Abstract

Foam flooding handles the challenges of gas injection constituting a high viscosity medium that sweeps oil more efficiently meanwhile creating a barrier that prevents leakage of gas phase. Therefore, it is a promising enhanced oil recovery (EOR) method, simultaneously an efficient carbon dioxide (CO2) storage technology. The foam's performance displays susceptibility to various reservoir and operational parameters. Numerous laboratory experiments would need to be carried out to study foams and find the optimum foam formulation for the given core conditions. Data-driven approaches can be an alternative method to the time-consuming experimental and conventional modeling techniques, which often face challenges to incorporate the effect of important related parameters such as temperature and type of surfactant to the performance of foam. In the current study, machine learning (ML) models were constructed to predict the CO2 foam apparent viscosity in carbonate and sandstone formations focusing on experimental data from the literature for CO2 foams stabilized by different surfactants.

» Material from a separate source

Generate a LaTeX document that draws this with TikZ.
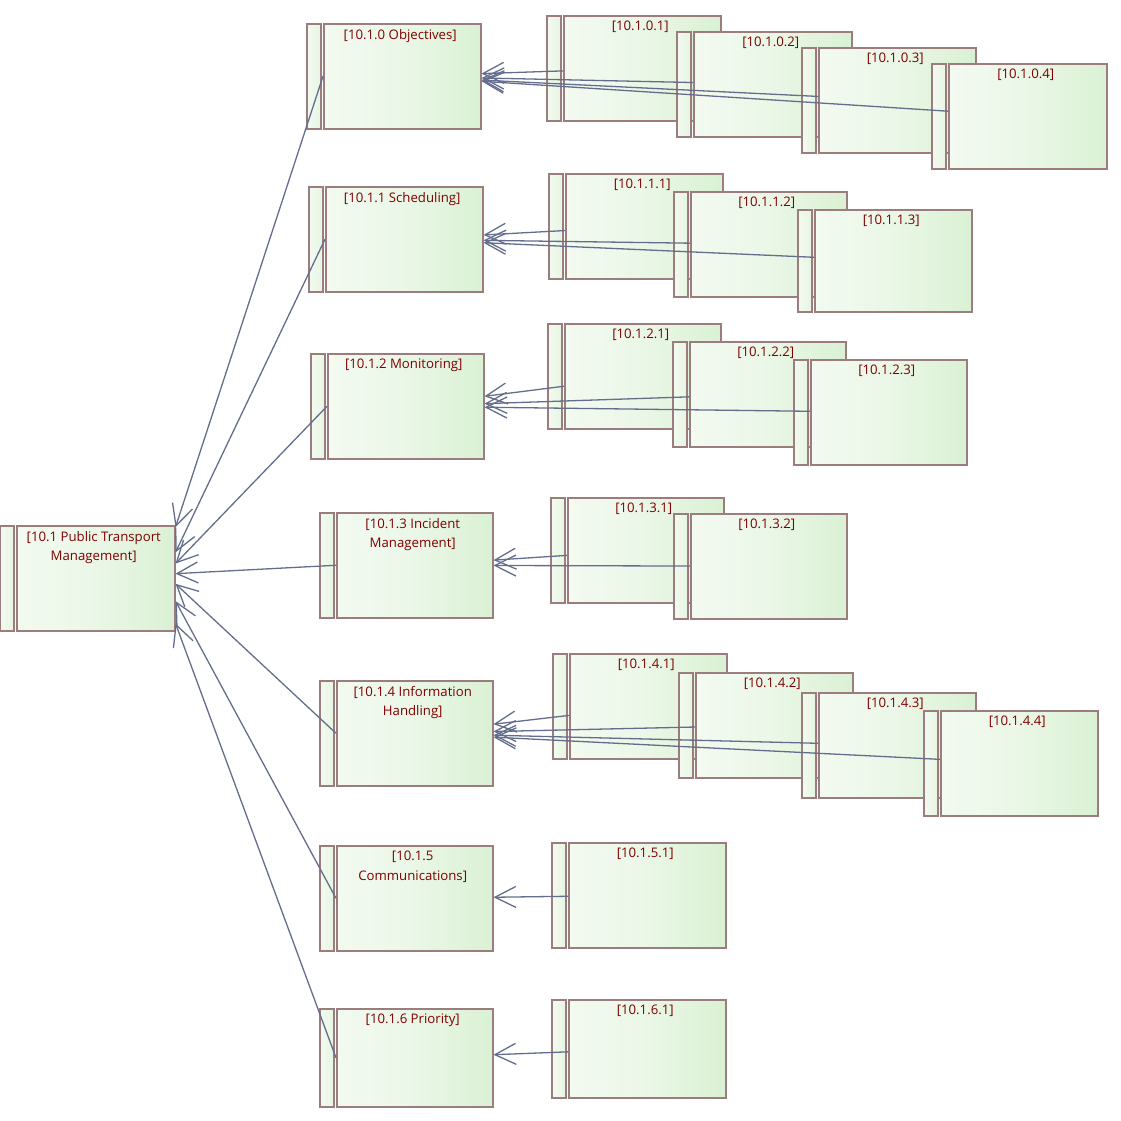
\documentclass[tikz,border=0pt]{standalone}
\usepackage{fontspec}
\setmainfont{Open Sans}
\usetikzlibrary{arrows.meta,calc}
\definecolor{bordc}{RGB}{155,125,125}
\definecolor{linec}{RGB}{100,110,140}
\definecolor{txtc}{RGB}{128,0,0}
\definecolor{fillL}{RGB}{243,250,241}
\definecolor{fillR}{RGB}{218,241,212}
\newcommand\mkbox[6]{%
  \node[mainbox, minimum width=#4pt, minimum height=#5pt, anchor=north west] (#1) at (#2,#3) {};
  \node[stripbox, minimum height=#5pt, anchor=north east] (#1s) at ([xshift=-1.5pt]#1.north west) {};
  \node[lbl, anchor=north] (#1t) at ([xshift=-2pt,yshift=-6pt]#1.north) {#6};
}
\begin{document}
\begin{tikzpicture}[x=1pt,y=-1pt,
  mainbox/.style={rectangle, draw=bordc, line width=1.5pt, inner sep=0pt,
    left color=fillL, right color=fillR, middle color=fillL!65!fillR},
  stripbox/.style={rectangle, draw=bordc, line width=1.5pt, inner sep=0pt, minimum width=14pt,
    left color=fillL, right color=fillL!50!fillR},
  lbl/.style={inner sep=0pt, text=txtc, align=center, font=\fontsize{13.2}{19.5}\selectfont},
  conn/.style={draw=linec, line width=1.3pt, -{Straight Barb[length=21pt,width=21pt,line width=1.3pt]}}]
\useasboundingbox (0,0) rectangle (1121,1120);
% level 0
\mkbox{root}{16}{525}{158}{105}{[10.1 Public Transport\\Management]}
% level 1
\mkbox{obj}{323}{23}{157}{105}{[10.1.0 Objectives]}
\mkbox{sch}{325}{186}{157}{105}{[10.1.1 Scheduling]}
\mkbox{mon}{327}{353}{156}{105}{[10.1.2 Monitoring]}
\mkbox{inc}{336}{512}{156}{105}{[10.1.3 Incident\\Management]}
\mkbox{inf}{336}{680}{156}{105}{[10.1.4 Information\\Handling]}
\mkbox{com}{336}{845}{156}{105}{[10.1.5\\Communications]}
\mkbox{pri}{336}{1008}{156}{98}{[10.1.6 Priority]}
% level 2
\mkbox{a1}{563}{15}{157}{105}{[10.1.0.1]}
\mkbox{a2}{693}{31}{158}{105}{[10.1.0.2]}
\mkbox{a3}{818}{47}{157}{105}{[10.1.0.3]}
\mkbox{a4}{948}{63}{158}{105}{[10.1.0.4]}
\mkbox{b1}{565}{173}{157}{105}{[10.1.1.1]}
\mkbox{b2}{690}{191}{156}{105}{[10.1.1.2]}
\mkbox{b3}{814}{209}{157}{102}{[10.1.1.3]}
\mkbox{c1}{564}{323}{156}{105}{[10.1.2.1]}
\mkbox{c2}{689}{341}{156}{105}{[10.1.2.2]}
\mkbox{c3}{810}{359}{156}{105}{[10.1.2.3]}
\mkbox{d1}{567}{497}{156}{105}{[10.1.3.1]}
\mkbox{d2}{690}{513}{156}{105}{[10.1.3.2]}
\mkbox{e1}{569}{653}{157}{105}{[10.1.4.1]}
\mkbox{e2}{695}{672}{157}{105}{[10.1.4.2]}
\mkbox{e3}{818}{692}{157}{105}{[10.1.4.3]}
\mkbox{e4}{940}{710}{157}{105}{[10.1.4.4]}
\mkbox{f1}{568}{842}{157}{105}{[10.1.5.1]}
\mkbox{g1}{568}{999}{157}{98}{[10.1.6.1]}
% arrival points on root
\coordinate (r1) at ($(root.north east)!0.02!(root.south east)$);
\coordinate (r2) at ($(root.north east)!0.257!(root.south east)$);
\coordinate (r3) at ($(root.north east)!0.362!(root.south east)$);
\coordinate (r4) at ($(root.north east)!0.457!(root.south east)$);
\coordinate (r5) at ($(root.north east)!0.552!(root.south east)$);
\coordinate (r6) at ($(root.north east)!0.714!(root.south east)$);
\coordinate (r7) at ($(root.north east)!0.924!(root.south east)$);
% connectors
\draw[conn] (obj.west) -- (r1);
\draw[conn] (sch.west) -- (r2);
\draw[conn] (mon.west) -- (r3);
\draw[conn] (inc.west) -- (r4);
\draw[conn] (inf.west) -- (r5);
\draw[conn] (com.west) -- (r6);
\draw[conn] (pri.west) -- (r7);
\draw[conn] (a1) -- (obj);
\draw[conn] (a2) -- (obj);
\draw[conn] (a3) -- (obj);
\draw[conn] (a4) -- (obj);
\draw[conn] (b1) -- (sch);
\draw[conn] (b2) -- (sch);
\draw[conn] (b3) -- (sch);
\draw[conn] (c1) -- (mon);
\draw[conn] (c2) -- (mon);
\draw[conn] (c3) -- (mon);
\draw[conn] (d1) -- (inc);
\draw[conn] (d2) -- (inc);
\draw[conn] (e1) -- (inf);
\draw[conn] (e2) -- (inf);
\draw[conn] (e3) -- (inf);
\draw[conn] (e4) -- (inf);
\draw[conn] (f1) -- (com);
\draw[conn] (g1) -- (pri);
\end{tikzpicture}
\end{document}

Various anionic, cationic, and nonionic surfactants were considered and characterized based on the hydrophilic-lipophilic balance (HLB) number. Predictive models were developed using ML algorithms based on the data available for eight key process parameters. Artificial neural networks and extra randomized tree algorithms provided the most precise prediction among the applied algorithms. Various predictions for foam apparent viscosity on hypothetical case studies were made on altered input parameters, enabling CO2 mobility to co-optimize EOR and CO2 sequestration while selecting the optimum surfactant for each case.